Friday evening we went to Columbia (PA) not South America, to do some work on Brian's place. After an evening of profuse sweating, because it was hot you naughty people, we decided to go to a local sub shop for food.
Brian assured me these were some of the best subs around and based on the smell that was coming out of the place, and the number of cars in the parking lot, it was going to be a reall good sub! We went to the take out part of the restaurant where they had coolers of beer, fourty's, Bud, Coors, the usual. It kind of reminded me of the sub shop I worked in last year.
We were several people back in line to order which gave me some time to decided what I wanted since Brian already knew he was getting a steak sandwich since they made some of the best.
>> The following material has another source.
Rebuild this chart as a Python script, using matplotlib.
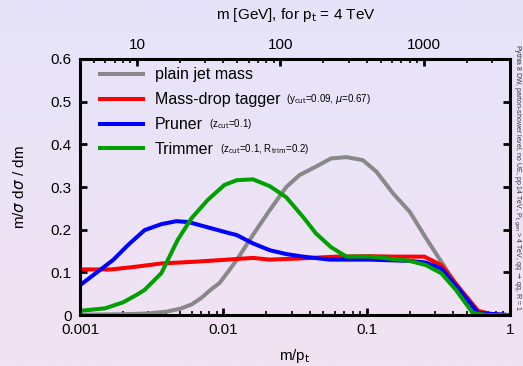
import numpy as np
import matplotlib
matplotlib.use("Agg")
import matplotlib.pyplot as plt
from matplotlib.colors import LinearSegmentedColormap

plt.rcParams["font.family"] = ["Liberation Sans", "DejaVu Sans"]

# curves, x = m/pt
x_plain = [0.001, 0.002, 0.003, 0.004, 0.005, 0.006, 0.007, 0.0082, 0.0094, 0.0107,
           0.0124, 0.0161, 0.0211, 0.0275, 0.034, 0.0444, 0.0565, 0.0723, 0.094,
           0.117, 0.153, 0.2, 0.26, 0.332, 0.445, 0.6, 1.0]
y_plain = [0.001, 0.002, 0.004, 0.008, 0.015, 0.025, 0.04, 0.06, 0.075, 0.1,
           0.129, 0.188, 0.246, 0.30, 0.328, 0.348, 0.367, 0.37, 0.363,
           0.336, 0.285, 0.242, 0.18, 0.125, 0.059, 0.0, 0.0]

x_mdt = [0.001, 0.00165, 0.0024, 0.0037, 0.0063, 0.0107, 0.0161, 0.0211, 0.036,
         0.0616, 0.1045, 0.153, 0.253, 0.332, 0.445, 0.6, 0.75, 1.0]
y_mdt = [0.107, 0.107, 0.113, 0.121, 0.125, 0.13, 0.134, 0.13, 0.133,
         0.137, 0.138, 0.137, 0.137, 0.117, 0.063, 0.01, 0.002, 0.0]

x_prune = [0.001, 0.0017, 0.00216, 0.00282, 0.00369, 0.0047, 0.0057, 0.0107, 0.0124,
           0.0161, 0.0211, 0.0275, 0.036, 0.0552, 0.1045, 0.2, 0.26, 0.332, 0.445,
           0.6, 1.0]
y_prune = [0.07, 0.129, 0.164, 0.199, 0.213, 0.22, 0.218, 0.193, 0.1875,
           0.168, 0.152, 0.143, 0.137, 0.13, 0.13, 0.127, 0.123, 0.109, 0.059,
           0.005, 0.0]

x_trim = [0.001, 0.0015, 0.002, 0.0025, 0.00282, 0.00369, 0.0048, 0.006, 0.0078,
          0.0102, 0.0124, 0.0161, 0.0211, 0.0275, 0.036, 0.0444, 0.0565, 0.0723,
          0.1045, 0.123, 0.2, 0.26, 0.332, 0.42, 0.55, 0.7, 1.0]
y_trim = [0.01, 0.016, 0.03, 0.048, 0.059, 0.098, 0.176, 0.227, 0.27,
          0.305, 0.316, 0.318, 0.302, 0.276, 0.23, 0.191, 0.159, 0.137,
          0.137, 0.135, 0.127, 0.117, 0.098, 0.059, 0.005, 0.0, 0.0]

labels = ["plain jet mass", "Mass-drop tagger", "Pruner", "Trimmer"]
small_labels = ["",
                r"(y$_{\rm cut}$=0.09, $\mu$=0.67)",
                r"(z$_{\rm cut}$=0.1)",
                r"(z$_{\rm cut}$=0.1, R$_{\rm trim}$=0.2)"]
colors = ["#888888", "#ff0000", "#0000ff", "#00a000"]

xticks = [0.001, 0.01, 0.1, 1]
xticklabels = ["0.001", "0.01", "0.1", "1"]
yticks = [0, 0.1, 0.2, 0.3, 0.4, 0.5, 0.6]
yticklabels = ["0", "0.1", "0.2", "0.3", "0.4", "0.5", "0.6"]
mticks = [10, 100, 1000]
pt = 4000.0

fig = plt.figure(figsize=(5.23, 3.66), dpi=100)

# gradient background
bg = fig.add_axes([0, 0, 1, 1], zorder=-10)
cmap = LinearSegmentedColormap.from_list("bg", ["#e6e4fa", "#f2e2f2"])
bg.imshow(np.linspace(0, 1, 256).reshape(-1, 1), aspect="auto", cmap=cmap,
          extent=[0, 1, 0, 1])
bg.axis("off")

ax = fig.add_axes([0.153, 0.139, 0.822, 0.700])
ax.set_facecolor("none")

xs = [x_plain, x_mdt, x_prune, x_trim]
ys = [y_plain, y_mdt, y_prune, y_trim]
for x, y, c, lab in zip(xs, ys, colors, labels):
    ax.plot(x, y, color=c, lw=2.9, label=lab, solid_joinstyle="miter")

ax.set_xscale("log")
ax.set_xlim(0.001, 1)
ax.set_ylim(0, 0.6)
ax.set_xticks(xticks)
ax.set_xticklabels(xticklabels, fontsize=11)
ax.set_yticks(yticks)
ax.set_yticklabels(yticklabels, fontsize=11)
ax.tick_params(which="major", direction="in", length=5, width=2,
               top=False, right=True, pad=6)
ax.tick_params(which="minor", direction="in", length=3, width=1.2,
               top=False, right=True)
for s in ax.spines.values():
    s.set_linewidth(2.2)

sec = ax.secondary_xaxis("top", functions=(lambda x: x * pt, lambda m: m / pt))
sec.set_xticks(mticks)
sec.set_xticklabels([str(m) for m in mticks], fontsize=11)
sec.tick_params(which="major", direction="in", length=5, width=2, pad=5)
sec.tick_params(which="minor", direction="in", length=3, width=1.2)

ax.set_xlabel(r"m/p$_{\rm t}$", fontsize=11, labelpad=7)
ax.set_ylabel(r"m/$\sigma$ d$\sigma$ / dm", fontsize=11, labelpad=17)
fig.text(0.565, 0.959, r"m [GeV], for p$_{\rm t}$ = 4 TeV", fontsize=11,
         ha="center", va="center")

leg = ax.legend(loc="upper left", bbox_to_anchor=(0.0465, 0.967), frameon=False,
                fontsize=11.5, handlelength=2.7, handletextpad=0.75,
                labelspacing=0.62, borderaxespad=0, borderpad=0)
for t, s in zip(leg.get_texts(), small_labels):
    if s:
        ax.annotate(s, xy=(1, 0), xycoords=t, xytext=(4, 1),
                    textcoords="offset points", fontsize=7, va="bottom",
                    zorder=10)

fig.text(0.988, 0.88,
         r"Pythia 8 DW, parton-shower level, no UE, pp 14 TeV, P$_{\rm t,gen}$ > 4 TeV, qq $\rightarrow$ qq, R = 1",
         fontsize=5.0, rotation=270, ha="center", va="top", color="#333333")

fig.savefig("out.png", dpi=100)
Finally, I had decided what I wanted and we anxiously awaited someone to take our order which went something like this:
Cute girl behind the counter (CGBC): "Can I help someone?"
Me: "A tuna sub"
CGBC: "What about it?"
Me: (with an incredibly annoyed tone to my voice) "Can I have one? No tomatoes."
CBGC: Reluctantly getting the tuna out and putting it on the sub roll, not asking what I want on the sub.
Me: "Can I have provolone cheese?"
CBGC: "Mayo?"
Me: "Yes"
CBGC: "Tomatoes?"
Me: (eye rolling) "No."
You couldn't believe the relief I felt when the sub was finally wrapped up and in the bag. That was exhausting. She looked normal enough, and she also appeared to be young enough that she probably hadn't done that much damage to her brain with drugs and alcohol. I guess she got that way naturally.
2 comments:
Customer service these days is just in the toilet. I've resolved to start providing feedback to businesses where I don't like their customer service. Snotty girl at Lowes a few weeks ago got some feedback. It felt good.
You should have kept contradicting your order every time she asked, just to see what you would have gotten. Then asked to see the manager and complained that you couldn't get what you asked for, got the brat fired, and gotten a free sub :)
I think I just became evil. I can feel the horns growing.